Postby ThomasHarte » Thu Apr 13, 2017 11:57 am

Rich Talbot-Watkins wrote:Thanks for the explanations, Thomas and Sarah - very enlightening! So I assume that you're converting the pixel RGBs to composite and then decoding it back to RGB (after interpolation) in the shader? Does it work to essentially hold tuples of {luminance magnitude, chrominance magnitude, chrominance phase} at pixel granularity, or are you actually sampling the final luminance+chrominance signal and separating it into its components at render time?

I can speak only as to my emulator, but what's supplied to the shader is a collection of raster runs, which are communicated as a start and end position (both as a count of time since the last horizontal and vertical syncs), a one-to-four channel blob of data that is opaque and a shader that can provide a composite level as a function of linear position, phase and the input data. Each emulated machine uses a different format but the Electron is two pixels per byte TTL RGB. So the GPU both creates the composite signal and then decodes it.

I've been through several approaches so this is very temporal but I've currently a bunch of intermediate buffers. I convert to composite, store that. From composite I separate to luminance and chrominance, store that. From luminance and chrominance I convert to RGB, store that. From RGB I paint the quad that represents that raster run. More or less 256 runs make a whole frame because I've zoomed and cropped, the Electron being fixed in its output region.

Of the other emulated machines: the Atari 2600's palette is just natively a luminance and phase shift so that goes through unprocesssed; the Vic-20 has an internal lookup from palette to luminance and phase shift (Commodore had a patent on this), which I mimic and supply luminance plus phase shift as looked up; the Oric has a composite lookup ROM, which I communicate values from directly so that's basically a fast-clocked monochrome.

EDIT: also, in case it's interesting, the minimal unit of screen repainting in my emulator is a straight line raster. A 144Hz monitor should paint 144 separate frames per second. This is part of my effort not falsely to introduce latency, in much the same way that the emulator is happy pumping 96Khz audio even on my lowly computer. But I think it also feels better even just for displaying PAL 50Hz on standard PC issue 60Hz displays now, rather than if you forced yourself to display only a whole frame at a time, in which case you're going to get a stutter after every fifth frame. There's a bunch of blending going on for the phosphor-ish semi-simulation*, so don't picture the harsh rolling edge you'd associate with tearing.

* which has become ever-less scientific but that's okay. The interface between machine and emulated CRT doesn't assume anything. My hands aren't tied.

EDIT2: oh, also, it strikes me that I forgot to explain why the comb filter has that name.

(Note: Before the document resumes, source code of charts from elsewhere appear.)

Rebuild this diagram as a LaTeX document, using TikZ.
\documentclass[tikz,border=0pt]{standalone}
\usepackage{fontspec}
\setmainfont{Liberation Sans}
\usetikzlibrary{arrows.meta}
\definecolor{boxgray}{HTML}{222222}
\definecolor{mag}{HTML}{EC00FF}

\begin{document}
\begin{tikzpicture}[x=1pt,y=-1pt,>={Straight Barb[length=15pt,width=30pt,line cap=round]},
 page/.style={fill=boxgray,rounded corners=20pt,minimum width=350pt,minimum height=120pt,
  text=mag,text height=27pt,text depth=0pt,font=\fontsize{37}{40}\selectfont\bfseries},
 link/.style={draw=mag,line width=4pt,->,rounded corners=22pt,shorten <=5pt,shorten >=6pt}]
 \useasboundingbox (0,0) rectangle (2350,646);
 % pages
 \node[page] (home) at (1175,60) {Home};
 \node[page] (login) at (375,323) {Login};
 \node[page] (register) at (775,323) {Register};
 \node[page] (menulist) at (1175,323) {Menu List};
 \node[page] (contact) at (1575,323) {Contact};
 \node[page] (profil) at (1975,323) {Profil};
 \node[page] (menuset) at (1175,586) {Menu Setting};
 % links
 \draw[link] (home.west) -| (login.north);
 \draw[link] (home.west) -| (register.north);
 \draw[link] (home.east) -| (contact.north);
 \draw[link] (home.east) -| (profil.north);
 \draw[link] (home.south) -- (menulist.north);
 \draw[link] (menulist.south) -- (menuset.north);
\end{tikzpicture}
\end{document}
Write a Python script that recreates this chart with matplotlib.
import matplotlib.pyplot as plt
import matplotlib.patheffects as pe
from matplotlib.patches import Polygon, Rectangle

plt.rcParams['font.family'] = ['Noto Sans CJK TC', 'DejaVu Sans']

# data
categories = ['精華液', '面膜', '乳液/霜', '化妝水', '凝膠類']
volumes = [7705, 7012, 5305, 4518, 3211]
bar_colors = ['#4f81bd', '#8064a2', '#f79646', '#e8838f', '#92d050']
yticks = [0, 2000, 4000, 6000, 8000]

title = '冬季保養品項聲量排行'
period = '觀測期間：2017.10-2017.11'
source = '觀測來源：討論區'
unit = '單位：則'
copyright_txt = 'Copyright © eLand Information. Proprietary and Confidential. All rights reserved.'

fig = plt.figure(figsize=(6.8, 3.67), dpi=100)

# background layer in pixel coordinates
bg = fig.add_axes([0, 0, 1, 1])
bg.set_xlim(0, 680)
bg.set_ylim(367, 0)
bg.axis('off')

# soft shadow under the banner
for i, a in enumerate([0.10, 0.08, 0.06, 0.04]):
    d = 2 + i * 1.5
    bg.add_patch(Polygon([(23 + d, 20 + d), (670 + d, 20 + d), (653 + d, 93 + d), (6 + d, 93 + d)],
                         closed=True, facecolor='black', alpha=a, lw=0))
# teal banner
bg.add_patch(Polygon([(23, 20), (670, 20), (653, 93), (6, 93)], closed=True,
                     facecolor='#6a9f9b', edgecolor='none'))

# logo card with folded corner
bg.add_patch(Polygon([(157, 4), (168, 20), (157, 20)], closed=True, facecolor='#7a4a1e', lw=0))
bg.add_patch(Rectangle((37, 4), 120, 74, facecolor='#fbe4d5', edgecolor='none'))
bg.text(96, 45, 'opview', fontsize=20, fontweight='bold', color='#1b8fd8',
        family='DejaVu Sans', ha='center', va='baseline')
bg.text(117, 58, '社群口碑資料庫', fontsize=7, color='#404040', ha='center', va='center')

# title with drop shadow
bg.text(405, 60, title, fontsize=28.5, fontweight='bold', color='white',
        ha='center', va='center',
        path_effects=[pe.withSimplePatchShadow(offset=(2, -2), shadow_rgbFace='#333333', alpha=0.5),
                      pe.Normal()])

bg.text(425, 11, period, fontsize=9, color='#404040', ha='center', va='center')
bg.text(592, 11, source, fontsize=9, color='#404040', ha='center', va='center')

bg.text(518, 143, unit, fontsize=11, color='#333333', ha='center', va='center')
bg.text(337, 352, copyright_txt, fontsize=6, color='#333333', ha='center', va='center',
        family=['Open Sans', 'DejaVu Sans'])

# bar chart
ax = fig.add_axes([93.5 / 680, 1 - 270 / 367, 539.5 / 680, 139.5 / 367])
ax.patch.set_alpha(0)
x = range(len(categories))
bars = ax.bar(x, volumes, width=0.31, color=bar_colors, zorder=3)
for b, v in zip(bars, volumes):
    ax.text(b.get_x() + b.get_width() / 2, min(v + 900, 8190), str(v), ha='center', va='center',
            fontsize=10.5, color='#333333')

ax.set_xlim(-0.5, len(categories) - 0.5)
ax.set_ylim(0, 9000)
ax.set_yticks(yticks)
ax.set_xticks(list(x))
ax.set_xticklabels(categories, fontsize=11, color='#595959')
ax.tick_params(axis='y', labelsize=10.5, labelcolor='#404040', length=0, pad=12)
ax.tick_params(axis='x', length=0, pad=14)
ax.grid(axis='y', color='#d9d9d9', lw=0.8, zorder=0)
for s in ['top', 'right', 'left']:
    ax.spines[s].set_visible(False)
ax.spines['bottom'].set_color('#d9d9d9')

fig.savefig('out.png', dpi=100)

It's because supposing your luminance had content with exactly the wavelength implied by the distance between the two samples you are summing, then you'd amplify that content rather then removing it. Ditto for any multiple of that frequency. So the frequency response graph looks like a bunch of peaks at the integers. So it looks like a comb. There's no combing in the actual implementing, whatever that would be.